PERAN GURU MASA DEPAN
Peran guru tidak bisa lepas dari
karakteristik pekerja profesional. Artinya, pekerjaan guru akan dapat dilakukan
dengan baik dan benar apabila seseorang telah melewati suatu proses pendidikan
yang dirancang untuk itu. Sebagai suatu pekerjaan profesional, sudah barang
tentu kemampuan guru harus secara terus-menerus ditingkatkan. Meski andai kata
tidakpun guru tetap akan dapat melaksanakan tugas memenuhi standar minimal. Pada
bab ini antara lain dibahas upaya peningkatan mutu guru dengan mendasarkan pada
kemauan dan usaha para guru sendiri. Artinya, guru tidak harus didikte dan
diberi berbagai arahan dan instruksi. Yang penting adalah perlu disusun standar
profesional guru 'yang akan dijadikan acuan pengembangan mutu guru dan pembinaan
guru diarahkan pada sosok guru pada era globalisasi ini. Sosok guru ini penting
karena guru merupakan salah satu bentuk soft profession bukannya hard
profession seperti dokter atau insinyur. Sudah barang tentu pendidikan
dan pembinaan guru akan berbeda dengan dokter atau insinyur. Karena hakekat
kerja dua bentuk profesi tersebut berbeda. Berbagai perubahan akan terjadi baik teknologi, ekonomi, sosial,
dan budaya. Guru tidak mungkin menisbikan adanya berbagai perubahan tersebut.

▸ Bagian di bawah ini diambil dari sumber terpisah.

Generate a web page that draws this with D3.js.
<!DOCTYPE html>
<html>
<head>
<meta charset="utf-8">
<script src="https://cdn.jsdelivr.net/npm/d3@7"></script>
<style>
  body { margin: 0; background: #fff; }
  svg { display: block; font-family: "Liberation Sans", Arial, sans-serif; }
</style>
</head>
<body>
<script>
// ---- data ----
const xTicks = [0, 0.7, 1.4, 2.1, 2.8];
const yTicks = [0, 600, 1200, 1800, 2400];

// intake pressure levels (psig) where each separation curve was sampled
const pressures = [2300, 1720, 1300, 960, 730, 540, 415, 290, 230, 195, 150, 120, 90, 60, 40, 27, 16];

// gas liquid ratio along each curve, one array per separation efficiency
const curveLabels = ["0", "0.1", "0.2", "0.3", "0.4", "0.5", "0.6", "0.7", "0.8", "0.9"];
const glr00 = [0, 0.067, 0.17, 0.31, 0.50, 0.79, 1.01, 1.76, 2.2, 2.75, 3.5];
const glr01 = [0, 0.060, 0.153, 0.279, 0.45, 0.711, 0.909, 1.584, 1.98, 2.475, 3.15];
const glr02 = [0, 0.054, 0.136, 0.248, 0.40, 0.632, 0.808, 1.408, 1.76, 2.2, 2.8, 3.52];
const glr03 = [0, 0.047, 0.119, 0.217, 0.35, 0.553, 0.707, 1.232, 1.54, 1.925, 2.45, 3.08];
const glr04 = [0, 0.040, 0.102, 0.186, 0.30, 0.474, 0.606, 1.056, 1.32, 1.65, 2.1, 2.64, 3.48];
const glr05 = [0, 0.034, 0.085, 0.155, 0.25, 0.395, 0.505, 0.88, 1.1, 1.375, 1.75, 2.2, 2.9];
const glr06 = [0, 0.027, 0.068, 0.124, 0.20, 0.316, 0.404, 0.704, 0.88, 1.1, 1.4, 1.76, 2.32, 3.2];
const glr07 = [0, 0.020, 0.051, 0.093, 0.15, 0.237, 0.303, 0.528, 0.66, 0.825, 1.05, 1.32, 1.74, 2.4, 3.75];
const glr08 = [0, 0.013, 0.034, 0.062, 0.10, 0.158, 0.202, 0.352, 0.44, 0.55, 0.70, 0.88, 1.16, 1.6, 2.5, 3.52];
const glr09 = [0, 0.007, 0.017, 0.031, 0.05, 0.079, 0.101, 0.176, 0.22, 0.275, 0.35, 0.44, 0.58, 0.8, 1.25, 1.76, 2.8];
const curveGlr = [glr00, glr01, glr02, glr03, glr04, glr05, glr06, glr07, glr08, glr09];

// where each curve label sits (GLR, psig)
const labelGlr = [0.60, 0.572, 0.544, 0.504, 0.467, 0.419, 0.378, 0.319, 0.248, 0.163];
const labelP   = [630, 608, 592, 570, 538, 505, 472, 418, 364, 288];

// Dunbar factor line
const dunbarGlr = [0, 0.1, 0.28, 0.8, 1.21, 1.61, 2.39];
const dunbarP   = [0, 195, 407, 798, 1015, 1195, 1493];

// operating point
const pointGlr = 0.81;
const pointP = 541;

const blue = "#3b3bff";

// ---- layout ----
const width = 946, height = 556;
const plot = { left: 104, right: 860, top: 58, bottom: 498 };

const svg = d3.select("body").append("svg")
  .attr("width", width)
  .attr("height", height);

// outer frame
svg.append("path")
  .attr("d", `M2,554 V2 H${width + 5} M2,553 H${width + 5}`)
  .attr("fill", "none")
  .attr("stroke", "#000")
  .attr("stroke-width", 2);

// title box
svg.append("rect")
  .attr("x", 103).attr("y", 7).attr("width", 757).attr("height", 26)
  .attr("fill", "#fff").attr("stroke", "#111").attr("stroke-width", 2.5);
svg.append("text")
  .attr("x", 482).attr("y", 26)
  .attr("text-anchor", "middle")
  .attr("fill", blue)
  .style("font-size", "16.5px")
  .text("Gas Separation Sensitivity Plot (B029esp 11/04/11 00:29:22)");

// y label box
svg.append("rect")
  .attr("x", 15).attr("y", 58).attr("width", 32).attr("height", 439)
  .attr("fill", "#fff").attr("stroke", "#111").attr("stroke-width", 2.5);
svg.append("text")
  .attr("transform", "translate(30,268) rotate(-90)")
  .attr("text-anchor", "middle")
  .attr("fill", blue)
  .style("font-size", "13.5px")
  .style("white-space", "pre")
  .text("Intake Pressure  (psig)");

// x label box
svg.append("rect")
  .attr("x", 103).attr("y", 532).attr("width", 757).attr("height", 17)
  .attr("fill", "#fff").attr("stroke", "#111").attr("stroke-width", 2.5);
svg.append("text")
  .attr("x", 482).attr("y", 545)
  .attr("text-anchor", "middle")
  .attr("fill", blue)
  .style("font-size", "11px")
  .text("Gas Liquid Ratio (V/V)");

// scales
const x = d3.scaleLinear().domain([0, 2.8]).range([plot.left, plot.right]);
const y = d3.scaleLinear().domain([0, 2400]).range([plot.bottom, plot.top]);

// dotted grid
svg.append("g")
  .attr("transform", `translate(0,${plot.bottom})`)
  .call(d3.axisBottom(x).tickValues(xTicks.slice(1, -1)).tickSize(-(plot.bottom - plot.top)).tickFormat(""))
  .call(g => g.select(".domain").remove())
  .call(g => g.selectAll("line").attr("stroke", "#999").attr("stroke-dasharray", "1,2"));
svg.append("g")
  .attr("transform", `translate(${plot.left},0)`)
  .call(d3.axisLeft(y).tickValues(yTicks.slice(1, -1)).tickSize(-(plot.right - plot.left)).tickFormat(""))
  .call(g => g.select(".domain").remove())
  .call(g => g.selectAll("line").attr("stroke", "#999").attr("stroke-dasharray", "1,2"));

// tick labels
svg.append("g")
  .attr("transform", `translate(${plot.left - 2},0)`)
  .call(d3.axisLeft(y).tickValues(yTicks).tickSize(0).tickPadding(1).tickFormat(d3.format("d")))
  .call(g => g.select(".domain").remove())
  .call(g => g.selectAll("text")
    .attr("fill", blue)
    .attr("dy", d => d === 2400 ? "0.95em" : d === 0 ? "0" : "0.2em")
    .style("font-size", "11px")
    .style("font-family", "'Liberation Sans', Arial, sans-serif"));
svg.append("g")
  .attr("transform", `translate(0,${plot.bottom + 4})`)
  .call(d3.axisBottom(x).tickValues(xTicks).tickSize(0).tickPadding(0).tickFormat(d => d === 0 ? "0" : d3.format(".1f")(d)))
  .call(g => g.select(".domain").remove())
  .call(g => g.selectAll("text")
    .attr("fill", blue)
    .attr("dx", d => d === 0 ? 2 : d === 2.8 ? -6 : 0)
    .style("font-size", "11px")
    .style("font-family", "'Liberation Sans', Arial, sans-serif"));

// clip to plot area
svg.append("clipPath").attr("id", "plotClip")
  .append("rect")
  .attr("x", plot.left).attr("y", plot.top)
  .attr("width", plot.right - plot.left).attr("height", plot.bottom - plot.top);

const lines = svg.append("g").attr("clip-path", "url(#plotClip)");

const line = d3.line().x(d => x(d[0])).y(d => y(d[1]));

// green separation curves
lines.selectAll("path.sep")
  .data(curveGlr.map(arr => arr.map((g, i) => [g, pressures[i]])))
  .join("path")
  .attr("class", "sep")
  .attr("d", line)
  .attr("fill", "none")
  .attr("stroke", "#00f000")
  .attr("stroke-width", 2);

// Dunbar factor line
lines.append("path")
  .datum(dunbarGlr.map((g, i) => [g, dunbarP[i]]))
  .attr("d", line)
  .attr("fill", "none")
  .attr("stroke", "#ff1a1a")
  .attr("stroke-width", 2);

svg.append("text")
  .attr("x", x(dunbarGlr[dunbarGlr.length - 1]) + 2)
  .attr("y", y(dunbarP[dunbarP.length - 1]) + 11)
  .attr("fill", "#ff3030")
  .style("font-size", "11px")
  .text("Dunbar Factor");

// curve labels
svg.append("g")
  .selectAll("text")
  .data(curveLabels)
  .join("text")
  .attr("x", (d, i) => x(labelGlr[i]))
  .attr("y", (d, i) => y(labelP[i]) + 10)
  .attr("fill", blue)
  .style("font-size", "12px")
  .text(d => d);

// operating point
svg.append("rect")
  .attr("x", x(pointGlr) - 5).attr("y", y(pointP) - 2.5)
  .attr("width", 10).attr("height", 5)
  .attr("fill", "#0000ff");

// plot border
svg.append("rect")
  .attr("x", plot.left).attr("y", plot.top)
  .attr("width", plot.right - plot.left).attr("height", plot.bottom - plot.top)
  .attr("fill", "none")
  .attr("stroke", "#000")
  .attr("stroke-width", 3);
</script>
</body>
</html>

Guru harus mengembangkan langkah-langkah proaktif untuk menghadapi berbagai
perubahan.
Untuk menemukan pendidikan yang berakar budaya bangsa perlu dilaksanakan penajaman penelitian pendidikan. Namun dalam mencari pendidikan yang berakar pada budaya bangsa tidak berarti bahwa pendidikan harus bersifat ekslusif. Hal ini bertentangan dengan realitas globalisasi. Oleh karena itu, pencarian pendidikan yang berakar pada budaya bangsa harus pula memahami globalisasi yang dapat dikaji berdasarakan perspektif kurikuler dan perspektif reformasi. Bagaimana tantangan pendidikan yang harus dihadapi dimasa depan dibahas pula pada bab ini. Tantangan yang mendasar adalah bagaimana dapat melakukan reformasi pendidikan yang pada akhirnya dapat mempengaruhi level kelas. Sejalan dengan upaya menemukan pendidikan yang berwajah Indonesia yang bermutu, kemampuan guru, kemauan guru dan kesejahteraan guru mutlak harus ditingkatkan. Upaya ini, jelas, bukan hal yang mudah tetapi sekaligus menantang. Sebab, guru di masa depan akan menghadapi persoalan-persoalan yang berbeda dengan di masa sekarang. Sosok guru di masa depan harus mulai dipikirkan. Pada prinsipnya tugas guru adalah mengimplementasikan kurikulum dalam level kelas. Kurikulum bagaikan paru-paru pendidikan, kalau baik paru-parunya baik pulalah tubuhnya. Dibahas pula tentang bagaimana seharusnya kurikulum dikembangkan. Dua landasan kurikulum adalah apa kata hasil-hasil penelitian tentang otak dan apa yang dibutuhkan oleh dunia kerja khususnya dan masyarakat pada umumnya. Selanjutnya, dibahas permasalahan ketimpangan dalam ruang-ruang kelas yang berujud prestasi siswa. Memang, ketimpangan pendidikan tidak bisa dilepaskan dari ketimpangan sosial ekonomi keluarga. Secara konkret pada level kelas harus dikembangkan kebijakan untuk mengurangi ketimpangan tersebut. Cooperative Learning Model diharapkan akan dapat mempersempit ketimpangan prestasi siswa. Prestasi siswa memang tidak hanya ditentukan oleh kemampuan mengajar guru semata. Kultur sekolah oleh berbagai penelitian dipastikan ikut memegang peran penting. Oleh karena itu, dalam bab ini secara khusus dibahas masalah kultur sekolah dan bagaimana pembentukan serta peran kepala sekolah. Dan sudah barang tentu, kualitas pendidikan tidak hanya dapat diartikan pencapaian prestasi akademik semata, untuk itu perlu dibahas tentang prestasi atau hasil pendidikan yang utuh. Buku ini diakhiri dengan bahasan tentang bagaimana reformasi pendidikan harus dilaksanakan.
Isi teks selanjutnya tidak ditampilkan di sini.